* START The records *

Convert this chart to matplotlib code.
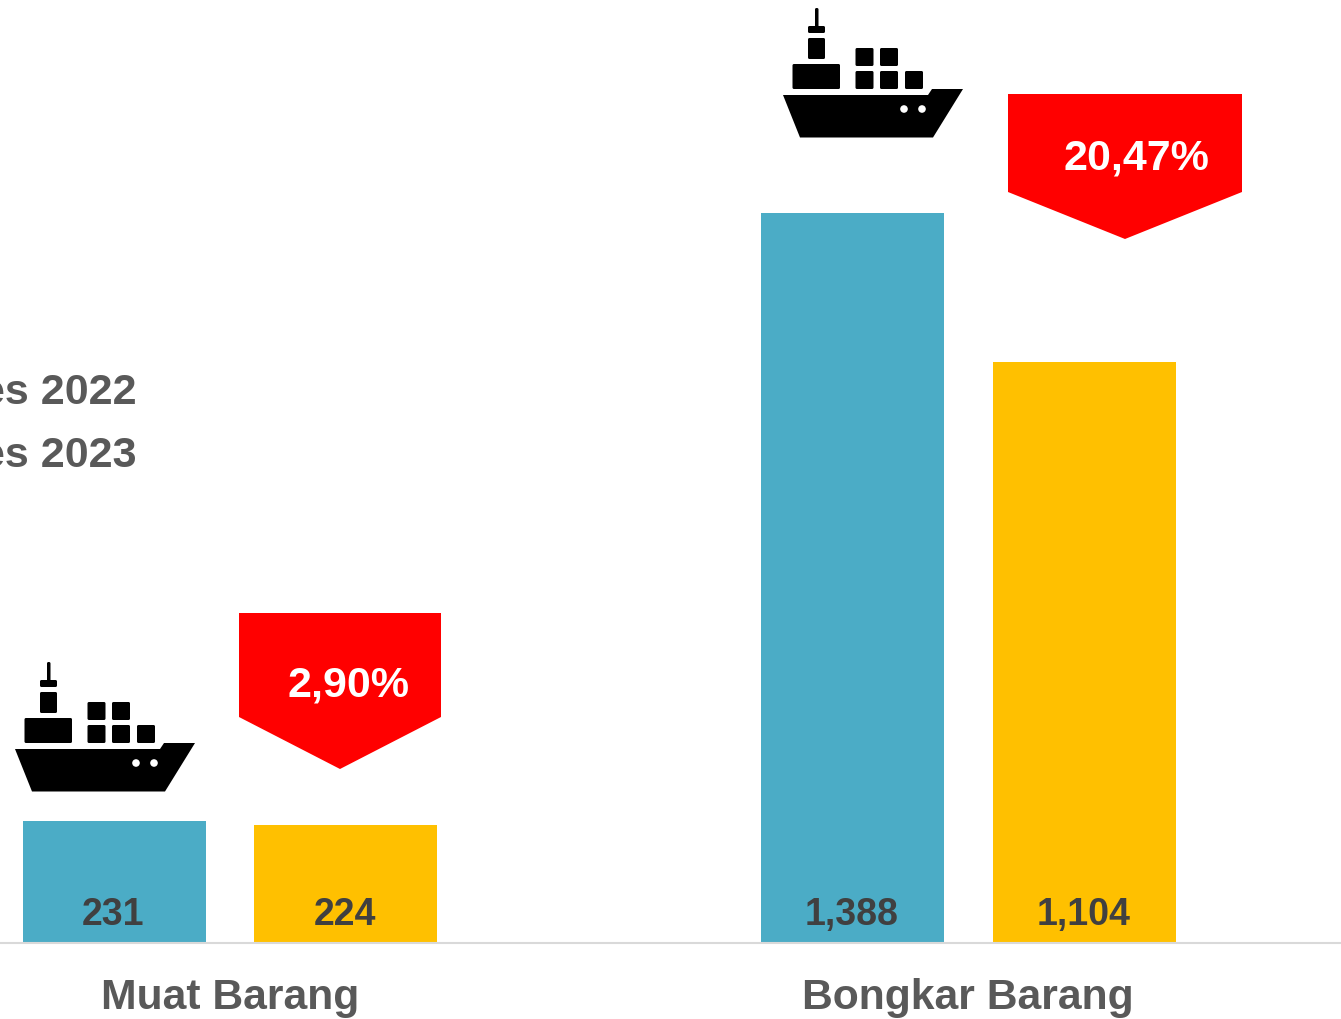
import numpy as np
import matplotlib.pyplot as plt
from matplotlib.patches import Polygon, Circle, FancyBboxPatch

plt.rcParams['font.family'] = ['Liberation Sans', 'DejaVu Sans']
plt.rcParams['text.kerning_factor'] = 6

categories = ['Muat Barang', 'Bongkar Barang']
values_2022 = [231, 1388]
values_2023 = [224, 1104]
labels_2022 = ['231', '1,388']
labels_2023 = ['224', '1,104']
changes = ['2,90%', '20,47%']
legend_names = ['Des 2022', 'Des 2023']

W, H = 1341, 1020
base_y = 944
px_per_unit = 0.526
cat_x = 229.9
cat_step = 738.4

fig = plt.figure(figsize=(W/100, H/100), dpi=100)

# Bars on value scale
ax = fig.add_axes([0, 0, 1, 1])
ax.set_xlim(-cat_x/cat_step, (W-cat_x)/cat_step)
ax.set_ylim(-(H-base_y)/px_per_unit, base_y/px_per_unit)
ax.axis('off')

x = np.arange(len(categories))
bw = 183/cat_step
off = 115.8/cat_step
bars1 = ax.bar(x-off, values_2022, bw, color='#4BACC6')
bars2 = ax.bar(x+off, values_2023, bw, color='#FFC000')

for xs, labels in [(x-off, labels_2022), (x+off, labels_2023)]:
    for i in range(len(xs)):
        ax.annotate(labels[i], (xs[i], 0), xytext=(-0.5, 29/100*72), textcoords='offset points',
                    ha='center', va='center', fontsize=27, fontweight='bold', color='#404040')

for i in range(len(categories)):
    ax.annotate(categories[i], (x[i], 0), xytext=(0, -54/100*72), textcoords='offset points',
                ha='center', va='center', fontsize=30.7, fontweight='bold', color='#595959')

# Decorations in pixel coordinates
ov = fig.add_axes([0, 0, 1, 1])
ov.set_xlim(0, W)
ov.set_ylim(H, 0)
ov.axis('off')
ov.patch.set_alpha(0)

ov.plot([0, W], [base_y, base_y], color='#D9D9D9', lw=1.5)


def draw_ship(dx, dy):
    for (x0, y0, w, h) in [(815, 9, 3.5, 20), (808, 27, 17, 7), (808, 39, 17, 21), (792.5, 65, 47.5, 25),
                           (855.5, 49, 18, 18), (880, 49, 18, 18), (855.5, 72, 18, 18), (880, 72, 18, 18),
                           (905, 72, 18, 18)]:
        ov.add_patch(FancyBboxPatch((x0+dx+1, y0+dy+1), w-2, h-2, boxstyle='round,pad=1,rounding_size=1.5',
                                    color='black', lw=0))
    hull = [(783, 96), (928, 96), (932, 90), (963, 90), (933, 138.5), (800, 138.5)]
    ov.add_patch(Polygon([(a+dx, b+dy) for a, b in hull], color='black', lw=0))
    for cx in [904, 922]:
        ov.add_patch(Circle((cx+dx, 110+dy), 3.8, color='white', lw=0))


draw_ship(0, 0)
draw_ship(-768, 654)

ov.add_patch(Polygon([(239, 614), (441, 614), (441, 718), (340, 770), (239, 718)], color='#FF0000', lw=0))
ov.add_patch(Polygon([(1008, 95), (1242, 95), (1242, 193), (1125, 240), (1008, 193)], color='#FF0000', lw=0))
ov.text(349, 686, changes[0], ha='center', va='center', fontsize=31, fontweight='bold', color='white')
ov.text(1136, 158, changes[1], ha='center', va='center', fontsize=31, fontweight='bold', color='white')

ov.text(137, 404, legend_names[0], ha='right', va='baseline', fontsize=31, fontweight='bold', color='#595959')
ov.text(137, 467, legend_names[1], ha='right', va='baseline', fontsize=31, fontweight='bold', color='#595959')

fig.savefig('out.png', dpi=100)
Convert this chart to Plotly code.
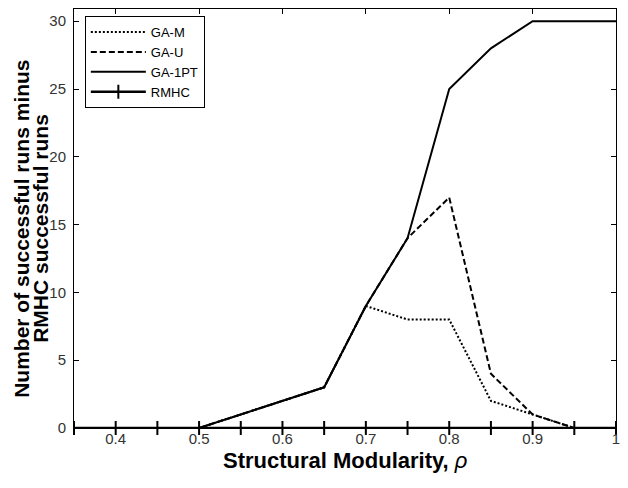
import plotly.graph_objects as go

rho = [0.35, 0.40, 0.45, 0.50, 0.55, 0.60, 0.65, 0.70, 0.75, 0.80, 0.85, 0.90, 0.95, 1.00]
ga_m = [0, 0, 0, 0, 1, 2, 3, 9, 8, 8, 2, 1, 0, 0]
ga_u = [0, 0, 0, 0, 1, 2, 3, 9, 14, 17, 4, 1, 0, 0]
ga_1pt = [0, 0, 0, 0, 1, 2, 3, 9, 14, 25, 28, 30, 30, 30]
rmhc = [0] * len(rho)

x_ticks = [0.4, 0.5, 0.6, 0.7, 0.8, 0.9, 1.0]
x_tick_text = ["0.4", "0.5", "0.6", "0.7", "0.8", "0.9", "1"]
y_ticks = [0, 5, 10, 15, 20, 25, 30]

x_title = "<b>Structural Modularity, </b><i>ρ</i>"
y_title_1 = "Number of successful runs minus"
y_title_2 = "RMHC successful runs"

FONT = "Liberation Sans, Arial, sans-serif"

fig = go.Figure()
fig.add_trace(go.Scatter(x=rho, y=ga_m, mode="lines", name="GA-M",
                         line=dict(color="black", width=2, dash="2px,2px")))
fig.add_trace(go.Scatter(x=rho, y=ga_u, mode="lines", name="GA-U",
                         line=dict(color="black", width=2, dash="6px,3px")))
fig.add_trace(go.Scatter(x=rho, y=ga_1pt, mode="lines", name="GA-1PT",
                         line=dict(color="black", width=2)))
fig.add_trace(go.Scatter(x=rho, y=rmhc, mode="lines+markers", name="RMHC",
                         line=dict(color="black", width=2.5),
                         marker=dict(symbol="line-ns", size=10, color="black",
                                     line=dict(color="black", width=2)),
                         cliponaxis=False))

fig.update_layout(
    width=612, height=466,
    margin=dict(l=66, r=2, t=0, b=46),
    paper_bgcolor="white", plot_bgcolor="white",
    font=dict(family=FONT, size=15, color="#333"),
    showlegend=True,
    legend=dict(x=0.02, y=0.983, xanchor="left", yanchor="top",
                bgcolor="white", bordercolor="black", borderwidth=1,
                font=dict(family=FONT, size=13, color="black"),
                itemwidth=55, tracegroupgap=0),
    xaxis=dict(range=[0.35, 1.0], tickvals=x_ticks, ticktext=x_tick_text,
               ticks="inside", ticklen=5, tickcolor="black",
               showline=True, linecolor="black", linewidth=1, mirror="allticks",
               showgrid=False, zeroline=False, ticklabelstandoff=-3,
               ticklabeloverflow="allow"),
    yaxis=dict(range=[0, 30.9], tickvals=y_ticks,
               ticks="inside", ticklen=5, tickcolor="black",
               showline=True, linecolor="black", linewidth=1, mirror="allticks",
               showgrid=False, zeroline=False, ticklabelstandoff=4,
               ticklabeloverflow="allow"),
    annotations=[
        dict(text=x_title, xref="paper", yref="paper",
             x=0.5, y=0, yshift=-32, xanchor="center", yanchor="middle",
             showarrow=False, font=dict(family=FONT, size=22, color="black")),
        dict(text="<b>" + y_title_1 + "</b>", xref="paper", yref="paper",
             x=0, y=0.476, xshift=-52.7, xanchor="center", yanchor="middle",
             textangle=-90, showarrow=False,
             font=dict(family=FONT, size=21, color="black")),
        dict(text="<b>" + y_title_2 + "</b>", xref="paper", yref="paper",
             x=0, y=0.476, xshift=-33.7, xanchor="center", yanchor="middle",
             textangle=-90, showarrow=False,
             font=dict(family=FONT, size=21, color="black")),
    ],
)

fig.write_html("out.html")
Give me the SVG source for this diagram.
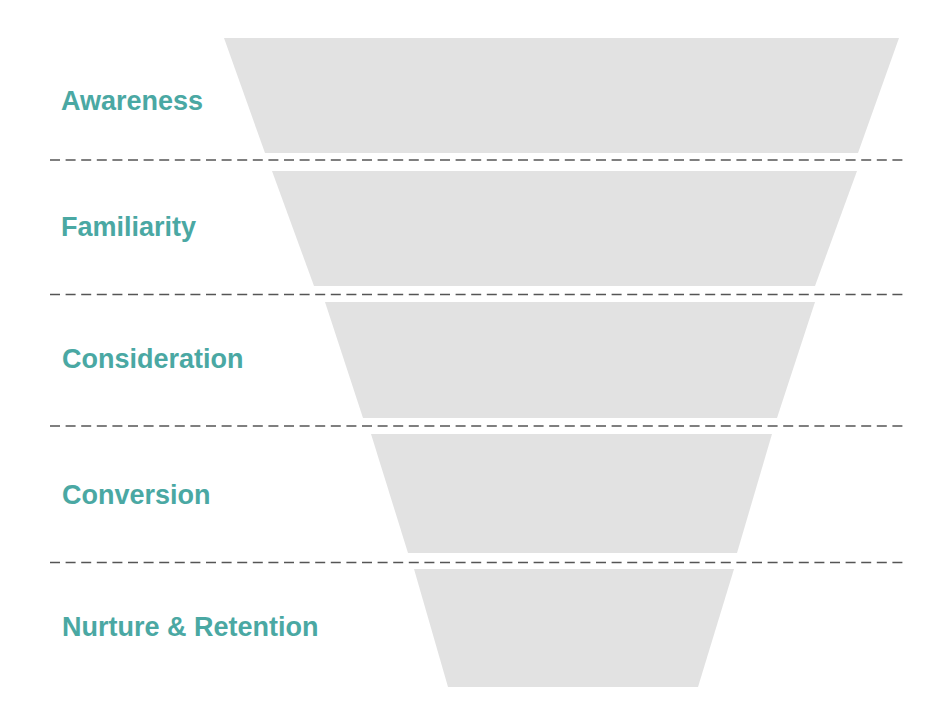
<svg xmlns="http://www.w3.org/2000/svg" width="939" height="708" viewBox="0 0 939 708">
  <style>
    .stage { fill: #e2e2e2; }
    .label { font-family: "Liberation Sans", Arial, sans-serif; font-weight: bold; font-size: 27px; fill: #4aa8a3; }
    .divider { stroke: #555555; stroke-width: 1.5; stroke-dasharray: 10 5.6; fill: none; }
  </style>
  <rect width="939" height="708" fill="#ffffff"/>
  <g id="awareness">
    <polygon class="stage" points="224,38 899,38 858,153 265,153"/>
    <text class="label" x="61" y="110">Awareness</text>
  </g>
  <g id="familiarity">
    <polygon class="stage" points="272,171 857,171 815,286 314,286"/>
    <text class="label" x="61" y="236">Familiarity</text>
  </g>
  <g id="consideration">
    <polygon class="stage" points="325,302 815,302 777,418 363,418"/>
    <text class="label" x="62" y="368">Consideration</text>
  </g>
  <g id="conversion">
    <polygon class="stage" points="371,434 772,434 737,553 408,553"/>
    <text class="label" x="62" y="504">Conversion</text>
  </g>
  <g id="nurture">
    <polygon class="stage" points="414,569 734,569 698,687 448,687"/>
    <text class="label" x="62" y="636">Nurture &amp; Retention</text>
  </g>
  <g id="dividers">
    <line class="divider" x1="50" y1="160" x2="903" y2="160"/>
    <line class="divider" x1="50" y1="294.5" x2="903" y2="294.5"/>
    <line class="divider" x1="50" y1="426" x2="903" y2="426"/>
    <line class="divider" x1="50" y1="562.5" x2="903" y2="562.5"/>
  </g>
</svg>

* END The records *

What you should do: Identify and copy all lines with the word "this".

Complete answer:
Convert this chart to matplotlib code.
Convert this chart to Plotly code.
Give me the SVG source for this diagram.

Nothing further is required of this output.